Il s'agit tout d'abord d'un roman policier de grande qualité : un style sec et dépouillé, une intrigue rondement menée, des personnages bien campés, bref, un de ces récits de type "machine à lire" que le lecteur lit jusqu'au bout pratiquement d'une seule traite. Et ça se relit sans peine, le récit n'a pas pris une ride, bien au contraire.

L'auteur prend appui sur une affaire bien réelle – le limogeage, le "dézingage" à Lyon du commissaire Charles Javilliey – pour articuler toute l'intrigue sur une unique idée forte, à savoir l'irruption dans ces années post-soixante-huitardes d'une magistrature de petits juges se croyant "de gauche", avides de jouer les Zorro et d'affirmer leur petit pouvoir sur la police, tout en restant bien douillettement à l'abri dans leurs bureaux, leurs volumineux dossiers, leurs certitudes de petits bureaucrates... trouvant tout naturellement la complicité de journalistes tout aussi avides de jouer les justiciers purs et durs.

Nous sommes alors en pleine affaire dite "de Bruay-en-Artois" (1972), suivie des désastres comme les affaires Roland Agret (1973) et Christian Ranucci (1974) ; suivront bientôt les grandes catastrophes judiciaires comme celles mettant en cause Emile Louis (1981-2001), Guy Georges (1981-1997), Gregory Villemin (1984, toujours en cours), Francis Heaulme (1984-1992), Omar Raddad (1991), Patrick Dills (1987), Outreau (1997), sans oublier bien évidemment l'affaire Fourniret (merci à la police belge).
Le Syndicat de la Magistrature mène la danse, les politiques inventent "l'indépendance de la justice" (!!!).

Depuis, la magistrature a inexorablement poursuivi son objectif de sape systématique de toute idée de justice, en relâchant l'après-midi même les délinquants que la police a mis plusieurs mois à prendre la main dans le sac, ou en court-circuitant ses propres décisions par le biais de remises de peine et de jugements d'un laxisme confondant, ou encore en s'arrangeant pour faire traîner à l'infini les dossiers les plus épineux.

La magistrature assume son "engagement à gauche" : aucune charge contre Strauss-Kahn et son ami Dodo-la saumure, rien à redire sur les agissements d'un Darmanin, l'affaire Benalla soigneusement déconnectée de toute allusion à Macron, mais en revanche, un Fillon bénéficia d'une justice TGV époustouflante et Dominique Baudis d'un lynchage judiciaire exemplaire appelé à rester dans les annales.

Mais la chasse à courre la plus tenace est réservée à Sarkozy, qui osa – crime impardonnable – évoquer la responsabilité des juges lorsque l'un d'entre eux s'avéra avoir par négligence remis en liberté Tony Meilhon, un marginal "bien connu des services de police et de justice", qui, dès sa remise en liberté, s'empressa d'assassiner Laëtitia Perrais (janvier 2011).
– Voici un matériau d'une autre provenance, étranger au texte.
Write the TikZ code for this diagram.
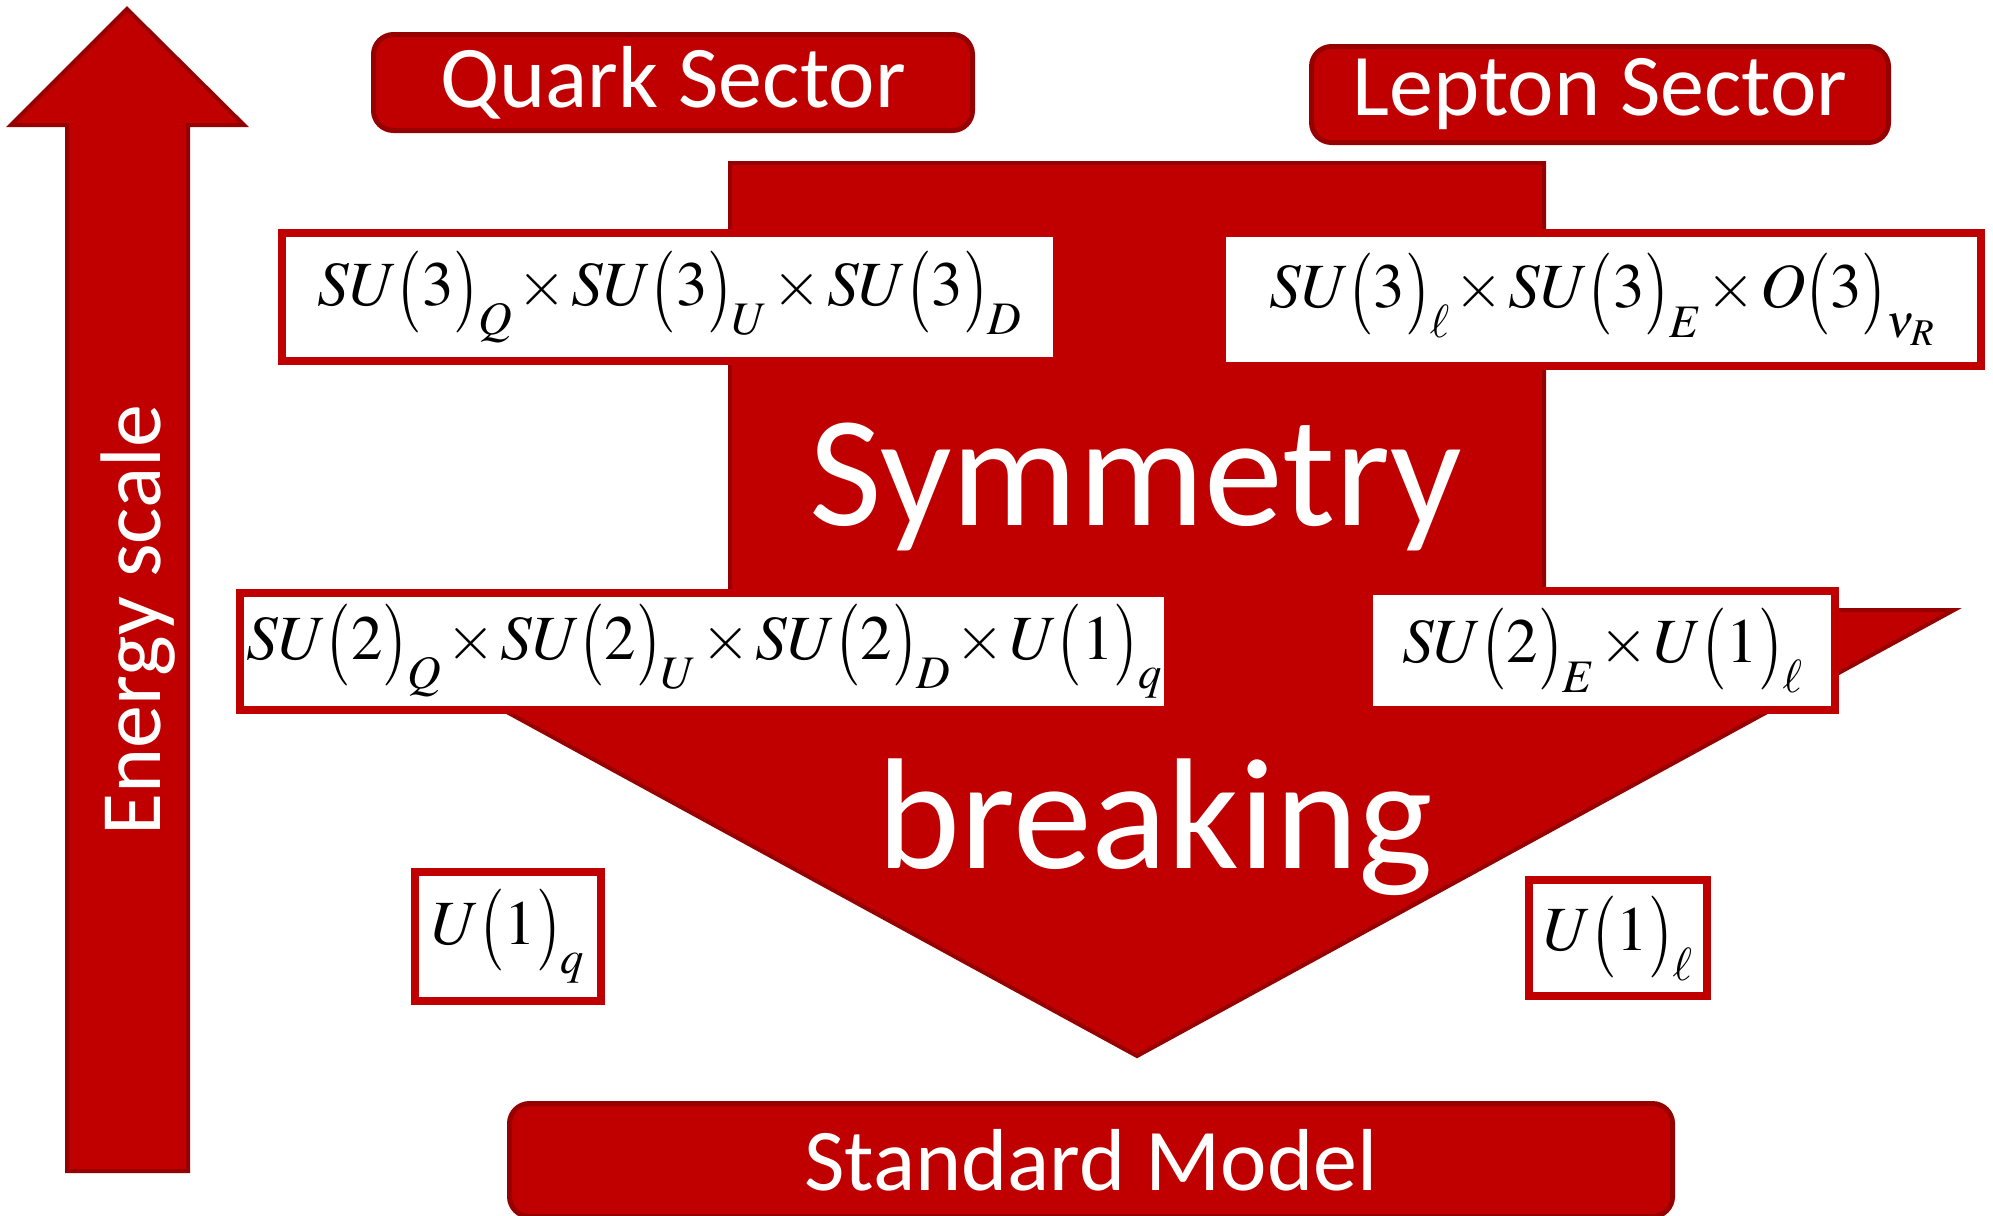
\documentclass[tikz,border=0pt]{standalone}
\usepackage{amsmath}
\usepackage{mathptmx}
\usepackage[no-math]{fontspec}
\setmainfont{Carlito}
\usepackage{tikz}
\definecolor{mainc}{HTML}{C00000}
\definecolor{deepc}{HTML}{960000}
\newcommand{\grpfont}{\fontsize{31.5}{40}\selectfont\medmuskip 1.5mu\scriptspace 0pt\relax}
\tikzset{
  lbl/.style={draw=deepc,line width=2.5pt,rounded corners=10pt,fill=mainc,text=white,font=\fontsize{44}{50}\selectfont,inner sep=0pt},
  grp/.style={draw=mainc,line width=4pt,fill=white,inner sep=0pt,font=\grpfont},
  big/.style={fill=mainc,draw=deepc,line width=2pt,line join=miter},
  word/.style={text=white,anchor=base,inner sep=0pt}
}
\newcommand{\lp}{\mathopen{\raisebox{-0.11em}{\scalebox{1}[1.3]{$($}}}}
\newcommand{\rp}{\mathclose{\raisebox{-0.11em}{\scalebox{1}[1.3]{$)$}}}}
\newcommand{\gp}[1]{\lp#1\rp}

\begin{document}
\begin{tikzpicture}[x=0.5pt,y=-0.5pt]
\useasboundingbox (0,0) rectangle (1993,1216);
\clip (0,0) rectangle (1993,1216);
\draw[big] (67,1171)--(67,125)--(11,125)--(127,9)--(244,125)--(188,125)--(188,1171)--cycle;
\node[word,rotate=90,font=\fontsize{43}{48}\selectfont] (escale) at (160,620) {Energy scale};
\draw[big] (730,163)--(1544,163)--(1544,610)--(1954,610)--(1137,1056)--(320,610)--(730,610)--cycle;
\node[word,font=\fontsize{79}{90}\selectfont] (symm) at (1136,525) {Symmetry};
\node[word,font=\fontsize{79}{90}\selectfont] (brk) at (1155,868) {breaking};
\node[lbl,minimum width=299.5pt,minimum height=48pt] (quark) at (673,82.5) {Quark Sector};
\node[lbl,minimum width=288.5pt,minimum height=48pt] (lepton) at (1600,94.5) {Lepton Sector};
\node[lbl,minimum width=581.5pt,minimum height=56.5pt] (sm) at (1091,1160) {Standard Model};
\node[grp,minimum width=387.5pt,minimum height=64pt] (q3) at (669.5,297)
  {$SU\gp{3}_Q\times SU\gp{3}_U\times SU\gp{3}_D$};
\node[grp,minimum width=379.5pt,minimum height=66.5pt] (l3) at (1601.5,299.5)
  {$SU\gp{3}_\ell\times SU\gp{3}_E\times O\gp{3}_{\nu_R}$};
\node[grp,minimum width=464pt,minimum height=58.5pt] (q2) at (704,651.5)
  {$SU\gp{2}_Q\times SU\gp{2}_U\times SU\gp{2}_D\times U\gp{1}_q$};
\node[grp,minimum width=233pt,minimum height=59.5pt] (l2) at (1602,650.5)
  {$SU\gp{2}_E\times U\gp{1}_\ell$};
\node[grp,minimum width=93pt,minimum height=64.5pt] (u1q) at (508,936.5) {$U\gp{1}_q$};
\node[grp,minimum width=89pt,minimum height=58pt] (u1l) at (1618,938) {$U\gp{1}_\ell$};
\end{tikzpicture}
\end{document}
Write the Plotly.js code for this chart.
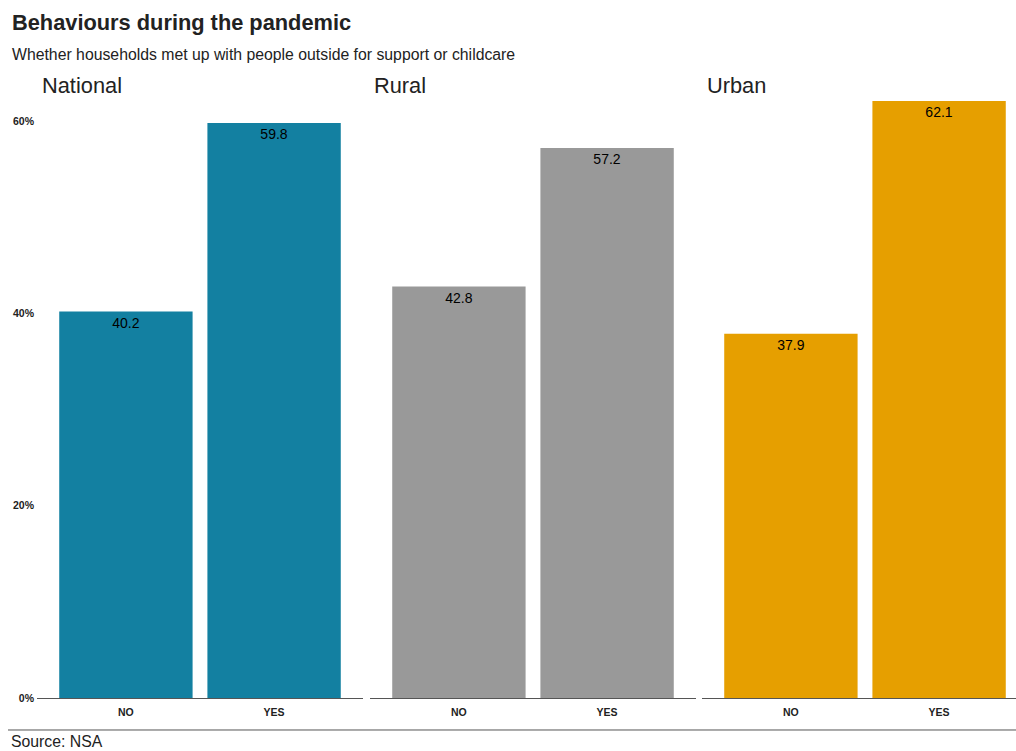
<!DOCTYPE html>
<html>
<head>
<meta charset="utf-8">
<script src="https://cdn.plot.ly/plotly-3.0.1.min.js"></script>
<style>
  html, body { margin: 0; padding: 0; background: #ffffff; }
  #chart { width: 1016px; height: 751px; }
</style>
</head>
<body>
<div id="chart"></div>
<script>
// Share of households that met up with people outside for support or childcare
const panels = ["National", "Rural", "Urban"];
const answers = ["NO", "YES"];
const nationalValues = [40.2, 59.8];
const ruralValues = [42.8, 57.2];
const urbanValues = [37.9, 62.1];
const panelColors = ["#1380A1", "#999999", "#E69F00"];
const yTicks = [0, 20, 40, 60];

const W = 1016, H = 751;
const M = { l: 37, r: 0, t: 100.8, b: 53 };
const PW = W - M.l - M.r, PH = H - M.t - M.b;
const px = x => (x - M.l) / PW;          // pixel -> paper x
const py = y => (H - M.b - y) / PH;      // pixel -> paper y

const FONT = "Liberation Sans, Arial, Helvetica, sans-serif";
const seriesValues = [nationalValues, ruralValues, urbanValues];
const axisIds = ["x", "x2", "x3"];

const traces = seriesValues.map((vals, i) => ({
  type: "bar",
  x: answers,
  y: vals,
  xaxis: axisIds[i],
  yaxis: "y",
  width: 0.9,
  marker: { color: panelColors[i], line: { width: 0 } },
  text: vals.map(v => v.toFixed(1)),
  texttemplate: "%{text}",
  textposition: "inside",
  insidetextanchor: "end",
  textangle: 0,
  textfont: { family: FONT, size: 14, color: "#000000" },
  cliponaxis: false,
  hoverinfo: "skip",
  showlegend: false
}));

const xBase = {
  type: "category",
  anchor: "y",
  showline: true,
  linecolor: "#555555",
  linewidth: 1.2,
  showgrid: false,
  zeroline: false,
  ticks: "",
  ticklabelstandoff: 4,
  tickfont: { family: FONT, size: 10.5, color: "#222222", weight: "bold" },
  fixedrange: true
};

const layout = {
  width: W,
  height: H,
  margin: M,
  paper_bgcolor: "#ffffff",
  plot_bgcolor: "#ffffff",
  bargap: 0.1,
  font: { family: FONT, color: "#222222" },
  xaxis: Object.assign({}, xBase, { domain: [0, px(363)], range: [-0.6, 1.6] }),
  xaxis2: Object.assign({}, xBase, { domain: [px(370), px(696)], range: [-0.6, 1.6] }),
  xaxis3: Object.assign({}, xBase, { domain: [px(702), 1], range: [-0.6, (1016 - 702) / ((363 - 37) / 2.2) - 0.6] }),
  yaxis: {
    range: [0, 62.1],
    tickvals: yTicks,
    ticktext: yTicks.map(v => v + "%"),
    showgrid: false,
    zeroline: false,
    showline: false,
    ticks: "",
    ticklabelstandoff: 2,
    tickfont: { family: FONT, size: 10.5, color: "#222222", weight: "bold" },
    fixedrange: true
  },
  annotations: [
    {
      text: "<b>Behaviours during the pandemic</b>",
      xref: "paper", yref: "paper", x: px(10), y: py(22),
      xanchor: "left", yanchor: "middle", showarrow: false,
      font: { family: FONT, size: 21.8, color: "#222222" }
    },
    {
      text: "Whether households met up with people outside for support or childcare",
      xref: "paper", yref: "paper", x: px(10), y: py(54),
      xanchor: "left", yanchor: "middle", showarrow: false,
      font: { family: FONT, size: 15.8, color: "#222222" }
    },
    ...panels.map((p, i) => ({
      text: p,
      xref: "paper", yref: "paper", x: px([40, 372, 705][i]), y: py(85),
      xanchor: "left", yanchor: "middle", showarrow: false,
      font: { family: FONT, size: 21.8, color: "#222222" }
    })),
    {
      text: "Source: NSA",
      xref: "paper", yref: "paper", x: px(9), y: py(742),
      xanchor: "left", yanchor: "middle", showarrow: false,
      font: { family: FONT, size: 15.8, color: "#222222" }
    }
  ],
  shapes: [
    {
      type: "line", xref: "paper", yref: "paper",
      x0: px(8), x1: px(1016), y0: py(730), y1: py(730),
      line: { color: "#555555", width: 1 }
    }
  ]
};

Plotly.newPlot("chart", traces, layout, { displayModeBar: false, staticPlot: true });
</script>
</body>
</html>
Sacrilège ! Sarkozy osait dire sans fard qu'un magistrat était un salarié comme un autre, devant rendre des comptes (comme tout un chacun) lorsqu'il commet une grave erreur professionnelle : absolument in-ad-mi-ssi-ble pour nos magistrats, qui descendirent immédiatement dans la rue pour protester et créèrent "le mur des cons".

Ces derniers temps, ces petit-e-s magistrat-e-s se font doubler par leurs ami-e-s journalistes : depuis "meetoo", le tribunal n'existe plus que sur les plateaux de télé, histoire de dézinguer un Baupin, un Hulot, un Poivre-d'Arvor.
Et les pôvres petit(e)s magistrat(e)s de réunir trois mille signatures au bas d'une pétition sensée apitoyer le brave justiciable de base, celle ou celui si bien décrit par Irène Frain dans son témoignage publié l'an dernier sous le titre "Un crime sans importance : récit", à lire absolument.